Automation programmes live or die by the stories their metrics tell. Focus only on hours saved and stakeholders will soon question the narrative. We recommend a balanced scorecard spanning value, adoption, quality, and resilience. For value, track cycle time reduction, error rate improvements, or incremental revenue influenced. Express these metrics in language leadership already uses, such as margin impact or retained customers, to secure ongoing sponsorship.

Adoption metrics reveal whether automations are actually being used. Measure the percentage of eligible transactions that pass through the workflow, the number of active users triggering automations weekly, and the sentiment gathered from surveys. Low adoption indicates friction in the process or training materials, not necessarily flaws in the underlying technology.

Quality metrics monitor the experience. Record the rate of manual overrides, exceptions raised, or tickets generated by the automation. When issues occur, categorise them to understand whether the root cause lies in data, logic, or edge cases. Automated post-run audits help surface anomalies before customers notice.

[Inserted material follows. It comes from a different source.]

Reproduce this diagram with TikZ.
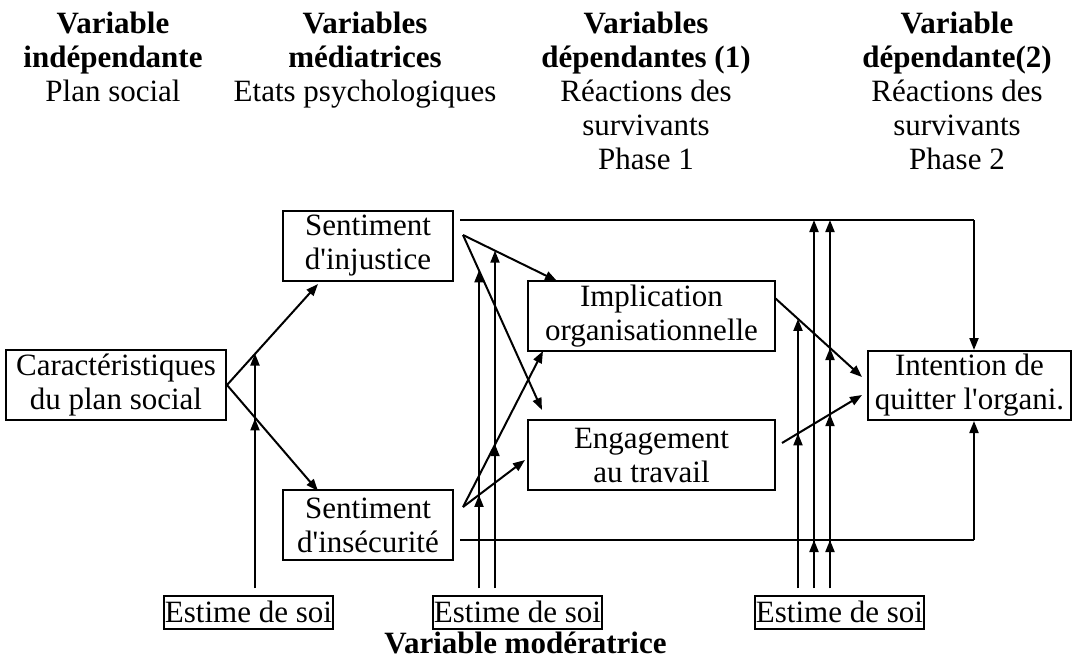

Resilience metrics ensure continuity. Track uptime, mean time to resolution, and dependency health for connected systems. Build automated runbooks that include failover plans and communication templates. When a disruption happens, you can recover gracefully and maintain trust.

Present metrics visually in a single dashboard accessible to all stakeholders. Layer quantitative data with qualitative context: recent experiments, customer feedback, or operational changes. Schedule reviews where teams interpret the numbers together. This collaborative storytelling keeps focus on outcomes, encourages transparency, and highlights where to invest next.